What you will do: Report every line below that holds the word "this".

Record extracts:
-*-*-

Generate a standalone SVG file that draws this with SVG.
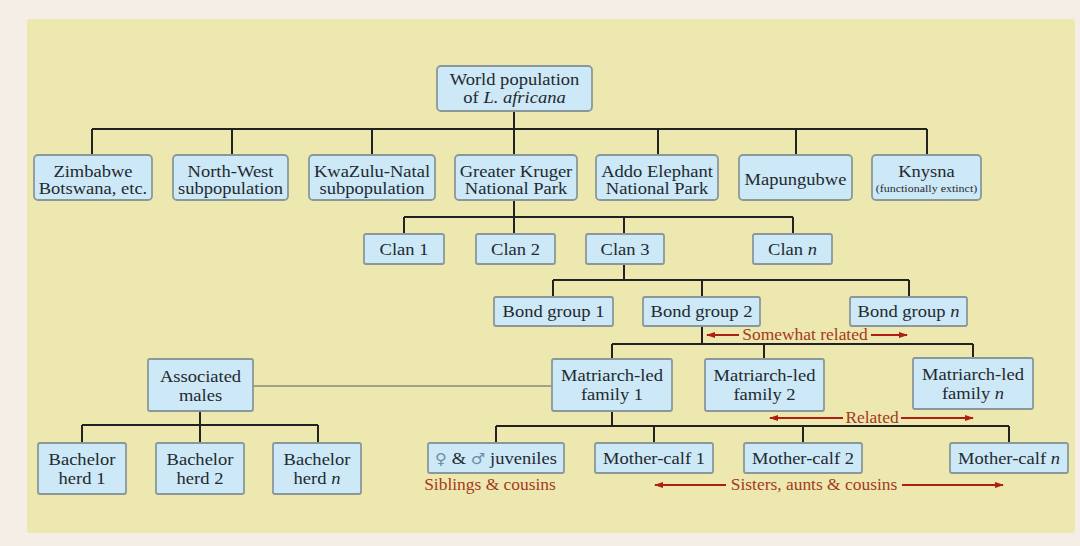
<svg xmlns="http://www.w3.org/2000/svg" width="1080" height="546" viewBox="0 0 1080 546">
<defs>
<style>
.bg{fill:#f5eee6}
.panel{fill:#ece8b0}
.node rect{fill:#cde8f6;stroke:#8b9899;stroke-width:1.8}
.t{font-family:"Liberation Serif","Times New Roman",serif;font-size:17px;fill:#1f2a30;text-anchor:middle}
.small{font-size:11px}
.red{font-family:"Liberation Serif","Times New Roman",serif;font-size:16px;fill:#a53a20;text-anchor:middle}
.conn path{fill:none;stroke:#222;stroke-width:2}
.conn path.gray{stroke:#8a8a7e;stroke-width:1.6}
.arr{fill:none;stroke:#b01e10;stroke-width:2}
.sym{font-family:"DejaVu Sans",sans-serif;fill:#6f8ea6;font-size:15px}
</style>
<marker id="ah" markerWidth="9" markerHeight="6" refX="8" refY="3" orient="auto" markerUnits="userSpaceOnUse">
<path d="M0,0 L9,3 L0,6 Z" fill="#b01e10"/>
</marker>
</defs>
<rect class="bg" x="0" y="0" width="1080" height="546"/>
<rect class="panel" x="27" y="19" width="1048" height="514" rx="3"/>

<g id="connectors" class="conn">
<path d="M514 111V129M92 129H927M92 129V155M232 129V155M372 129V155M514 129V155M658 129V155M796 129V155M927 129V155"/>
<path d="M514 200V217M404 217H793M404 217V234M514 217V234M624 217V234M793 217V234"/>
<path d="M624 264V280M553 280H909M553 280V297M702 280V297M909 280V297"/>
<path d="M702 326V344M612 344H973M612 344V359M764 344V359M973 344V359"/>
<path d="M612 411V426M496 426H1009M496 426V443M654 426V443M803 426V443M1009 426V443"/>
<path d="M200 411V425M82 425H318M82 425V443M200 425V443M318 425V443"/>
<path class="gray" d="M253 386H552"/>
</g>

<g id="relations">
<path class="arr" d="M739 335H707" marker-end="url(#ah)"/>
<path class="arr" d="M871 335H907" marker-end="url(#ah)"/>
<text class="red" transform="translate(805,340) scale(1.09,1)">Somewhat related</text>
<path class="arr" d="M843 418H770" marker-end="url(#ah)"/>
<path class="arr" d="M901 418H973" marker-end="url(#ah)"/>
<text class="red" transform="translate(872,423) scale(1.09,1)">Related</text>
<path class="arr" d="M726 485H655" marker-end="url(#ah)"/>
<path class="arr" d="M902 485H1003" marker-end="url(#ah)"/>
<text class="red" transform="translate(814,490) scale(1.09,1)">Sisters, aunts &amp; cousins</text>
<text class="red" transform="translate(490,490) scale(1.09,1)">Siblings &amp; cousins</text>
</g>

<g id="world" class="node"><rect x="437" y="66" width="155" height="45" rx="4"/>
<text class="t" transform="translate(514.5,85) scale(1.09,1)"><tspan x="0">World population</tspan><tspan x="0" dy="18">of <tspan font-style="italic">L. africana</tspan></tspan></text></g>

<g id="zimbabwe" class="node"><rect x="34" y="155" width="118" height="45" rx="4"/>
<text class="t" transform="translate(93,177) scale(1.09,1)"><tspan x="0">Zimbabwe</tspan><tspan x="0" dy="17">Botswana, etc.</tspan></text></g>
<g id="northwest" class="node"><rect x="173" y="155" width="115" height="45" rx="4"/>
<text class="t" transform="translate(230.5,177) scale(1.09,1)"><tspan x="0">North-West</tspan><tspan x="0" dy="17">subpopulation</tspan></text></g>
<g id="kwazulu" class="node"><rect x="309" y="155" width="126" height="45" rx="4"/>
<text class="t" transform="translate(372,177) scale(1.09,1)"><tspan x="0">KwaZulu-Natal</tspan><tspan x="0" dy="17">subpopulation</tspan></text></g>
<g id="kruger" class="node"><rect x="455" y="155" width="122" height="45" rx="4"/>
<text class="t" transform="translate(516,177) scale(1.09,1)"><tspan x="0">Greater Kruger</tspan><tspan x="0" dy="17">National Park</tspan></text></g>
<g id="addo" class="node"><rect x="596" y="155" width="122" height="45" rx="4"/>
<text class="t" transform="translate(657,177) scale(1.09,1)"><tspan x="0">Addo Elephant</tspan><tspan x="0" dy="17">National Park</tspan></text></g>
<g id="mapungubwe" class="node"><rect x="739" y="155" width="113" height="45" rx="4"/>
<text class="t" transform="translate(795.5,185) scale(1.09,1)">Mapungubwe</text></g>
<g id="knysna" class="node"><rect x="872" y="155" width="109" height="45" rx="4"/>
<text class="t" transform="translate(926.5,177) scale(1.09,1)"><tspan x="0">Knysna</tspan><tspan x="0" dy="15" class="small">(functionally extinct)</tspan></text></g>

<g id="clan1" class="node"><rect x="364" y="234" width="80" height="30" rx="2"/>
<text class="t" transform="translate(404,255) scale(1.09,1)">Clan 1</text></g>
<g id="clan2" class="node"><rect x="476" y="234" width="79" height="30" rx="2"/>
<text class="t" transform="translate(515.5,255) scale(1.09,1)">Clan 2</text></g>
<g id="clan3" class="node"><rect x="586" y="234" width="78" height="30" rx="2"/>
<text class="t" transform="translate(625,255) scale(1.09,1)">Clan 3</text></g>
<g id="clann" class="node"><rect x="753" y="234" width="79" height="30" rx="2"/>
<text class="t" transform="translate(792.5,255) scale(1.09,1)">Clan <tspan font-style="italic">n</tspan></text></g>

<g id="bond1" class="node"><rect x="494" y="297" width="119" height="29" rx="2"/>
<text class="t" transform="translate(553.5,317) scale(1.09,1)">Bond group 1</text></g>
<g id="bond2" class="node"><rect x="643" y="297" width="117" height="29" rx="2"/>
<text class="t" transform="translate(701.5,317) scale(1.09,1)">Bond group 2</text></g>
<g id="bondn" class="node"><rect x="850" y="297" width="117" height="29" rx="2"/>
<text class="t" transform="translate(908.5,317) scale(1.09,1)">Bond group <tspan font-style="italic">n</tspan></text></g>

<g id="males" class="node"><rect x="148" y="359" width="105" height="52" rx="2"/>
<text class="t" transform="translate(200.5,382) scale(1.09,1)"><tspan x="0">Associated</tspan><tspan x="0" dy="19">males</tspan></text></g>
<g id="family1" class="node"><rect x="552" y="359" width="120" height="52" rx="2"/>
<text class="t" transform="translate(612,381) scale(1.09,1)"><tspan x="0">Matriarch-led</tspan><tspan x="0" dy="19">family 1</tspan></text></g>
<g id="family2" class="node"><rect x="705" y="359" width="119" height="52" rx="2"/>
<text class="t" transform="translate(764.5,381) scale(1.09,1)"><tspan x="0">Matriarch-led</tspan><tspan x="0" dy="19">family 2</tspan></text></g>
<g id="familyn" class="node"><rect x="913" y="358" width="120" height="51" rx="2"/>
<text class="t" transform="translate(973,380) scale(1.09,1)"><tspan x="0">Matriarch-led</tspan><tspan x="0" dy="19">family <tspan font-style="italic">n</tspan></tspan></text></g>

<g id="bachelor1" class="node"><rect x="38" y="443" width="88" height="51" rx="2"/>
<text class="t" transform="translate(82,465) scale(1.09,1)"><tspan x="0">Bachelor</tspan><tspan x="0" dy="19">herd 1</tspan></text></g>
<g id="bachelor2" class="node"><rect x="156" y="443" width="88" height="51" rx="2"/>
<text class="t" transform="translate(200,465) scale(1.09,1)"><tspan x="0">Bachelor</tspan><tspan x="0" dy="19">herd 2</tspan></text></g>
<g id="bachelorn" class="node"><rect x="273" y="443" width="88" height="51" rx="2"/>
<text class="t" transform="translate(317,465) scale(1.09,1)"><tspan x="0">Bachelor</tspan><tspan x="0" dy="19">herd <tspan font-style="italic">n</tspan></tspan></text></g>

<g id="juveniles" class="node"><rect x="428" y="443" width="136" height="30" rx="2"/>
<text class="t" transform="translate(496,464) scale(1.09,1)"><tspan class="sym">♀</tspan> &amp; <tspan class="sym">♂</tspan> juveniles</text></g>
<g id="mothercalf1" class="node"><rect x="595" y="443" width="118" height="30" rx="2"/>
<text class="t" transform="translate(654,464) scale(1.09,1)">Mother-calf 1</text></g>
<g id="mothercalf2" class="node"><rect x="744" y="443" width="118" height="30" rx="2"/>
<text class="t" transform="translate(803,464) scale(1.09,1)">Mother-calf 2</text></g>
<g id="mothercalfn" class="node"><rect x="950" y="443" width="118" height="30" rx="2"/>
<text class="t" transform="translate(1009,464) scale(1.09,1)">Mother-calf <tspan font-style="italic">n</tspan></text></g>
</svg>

-*-*-

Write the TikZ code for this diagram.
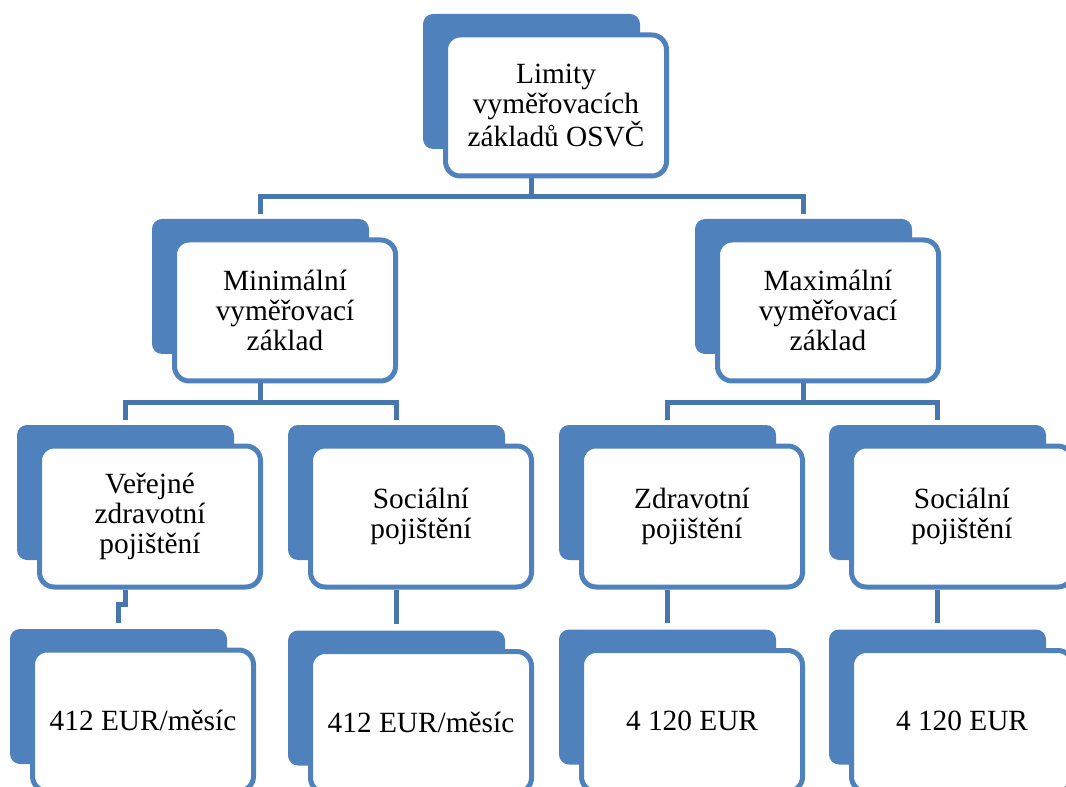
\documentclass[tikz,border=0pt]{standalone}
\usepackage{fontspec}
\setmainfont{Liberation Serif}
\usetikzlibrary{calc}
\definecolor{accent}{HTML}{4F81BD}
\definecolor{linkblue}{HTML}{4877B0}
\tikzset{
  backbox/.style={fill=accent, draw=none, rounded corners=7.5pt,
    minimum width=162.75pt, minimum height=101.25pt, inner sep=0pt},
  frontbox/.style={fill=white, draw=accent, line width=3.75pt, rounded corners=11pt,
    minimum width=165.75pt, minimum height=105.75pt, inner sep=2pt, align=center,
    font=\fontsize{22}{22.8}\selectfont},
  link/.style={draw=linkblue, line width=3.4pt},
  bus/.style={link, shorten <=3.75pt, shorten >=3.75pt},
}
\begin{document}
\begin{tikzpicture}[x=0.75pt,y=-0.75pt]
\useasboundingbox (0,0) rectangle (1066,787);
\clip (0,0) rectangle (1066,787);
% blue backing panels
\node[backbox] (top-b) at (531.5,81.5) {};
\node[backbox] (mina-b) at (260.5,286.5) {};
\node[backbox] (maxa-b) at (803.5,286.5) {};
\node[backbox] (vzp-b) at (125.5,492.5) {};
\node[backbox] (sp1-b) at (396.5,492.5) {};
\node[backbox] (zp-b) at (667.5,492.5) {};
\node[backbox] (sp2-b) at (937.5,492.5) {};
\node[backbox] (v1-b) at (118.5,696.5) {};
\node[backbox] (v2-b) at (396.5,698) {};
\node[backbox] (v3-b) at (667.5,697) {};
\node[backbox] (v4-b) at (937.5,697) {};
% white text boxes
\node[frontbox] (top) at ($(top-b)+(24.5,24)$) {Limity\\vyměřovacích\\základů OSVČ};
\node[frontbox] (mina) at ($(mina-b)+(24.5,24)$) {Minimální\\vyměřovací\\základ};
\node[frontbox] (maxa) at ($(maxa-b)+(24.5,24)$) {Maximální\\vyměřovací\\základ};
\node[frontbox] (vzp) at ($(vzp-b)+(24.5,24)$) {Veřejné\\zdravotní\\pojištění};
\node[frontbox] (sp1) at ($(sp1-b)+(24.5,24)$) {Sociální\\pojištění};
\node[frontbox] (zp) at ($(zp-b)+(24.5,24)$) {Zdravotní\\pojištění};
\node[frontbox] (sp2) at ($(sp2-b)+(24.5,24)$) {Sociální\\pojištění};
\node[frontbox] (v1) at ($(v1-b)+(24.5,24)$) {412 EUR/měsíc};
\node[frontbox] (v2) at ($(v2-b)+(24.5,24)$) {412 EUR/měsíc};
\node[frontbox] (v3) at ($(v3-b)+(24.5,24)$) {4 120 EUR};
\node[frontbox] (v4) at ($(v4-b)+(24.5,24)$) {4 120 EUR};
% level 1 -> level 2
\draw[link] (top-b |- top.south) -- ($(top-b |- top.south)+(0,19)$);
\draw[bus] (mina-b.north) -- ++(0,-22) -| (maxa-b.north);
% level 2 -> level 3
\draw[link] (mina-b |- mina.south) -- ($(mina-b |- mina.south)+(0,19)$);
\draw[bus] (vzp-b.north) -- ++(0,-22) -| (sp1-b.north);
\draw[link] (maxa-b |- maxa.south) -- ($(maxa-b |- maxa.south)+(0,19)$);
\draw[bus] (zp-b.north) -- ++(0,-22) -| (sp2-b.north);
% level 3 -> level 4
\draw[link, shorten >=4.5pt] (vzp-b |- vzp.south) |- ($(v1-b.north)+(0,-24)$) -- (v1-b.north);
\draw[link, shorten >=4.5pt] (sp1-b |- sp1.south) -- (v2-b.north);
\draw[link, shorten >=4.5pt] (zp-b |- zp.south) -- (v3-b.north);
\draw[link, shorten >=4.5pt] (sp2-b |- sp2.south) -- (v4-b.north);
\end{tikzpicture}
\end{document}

-*-*-

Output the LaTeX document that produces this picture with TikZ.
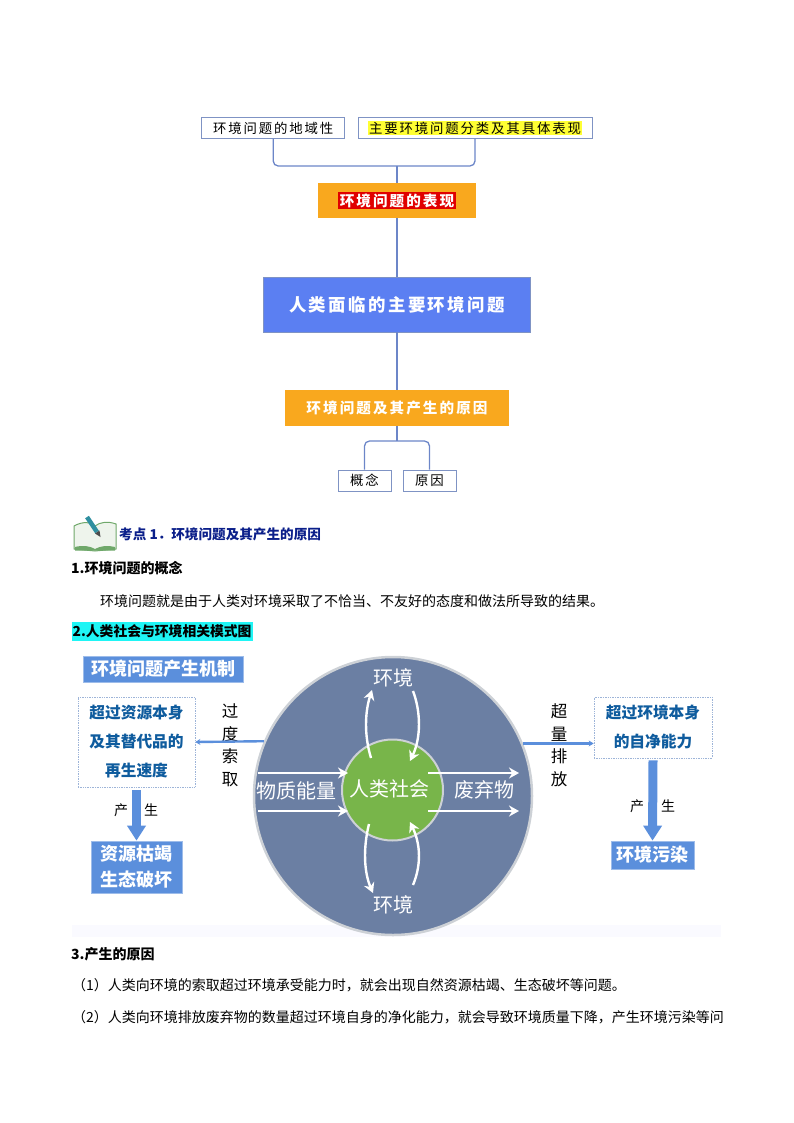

-*-*-

Written response:
Generate a standalone SVG file that draws this with SVG.
Write the TikZ code for this diagram.
Output the LaTeX document that produces this picture with TikZ.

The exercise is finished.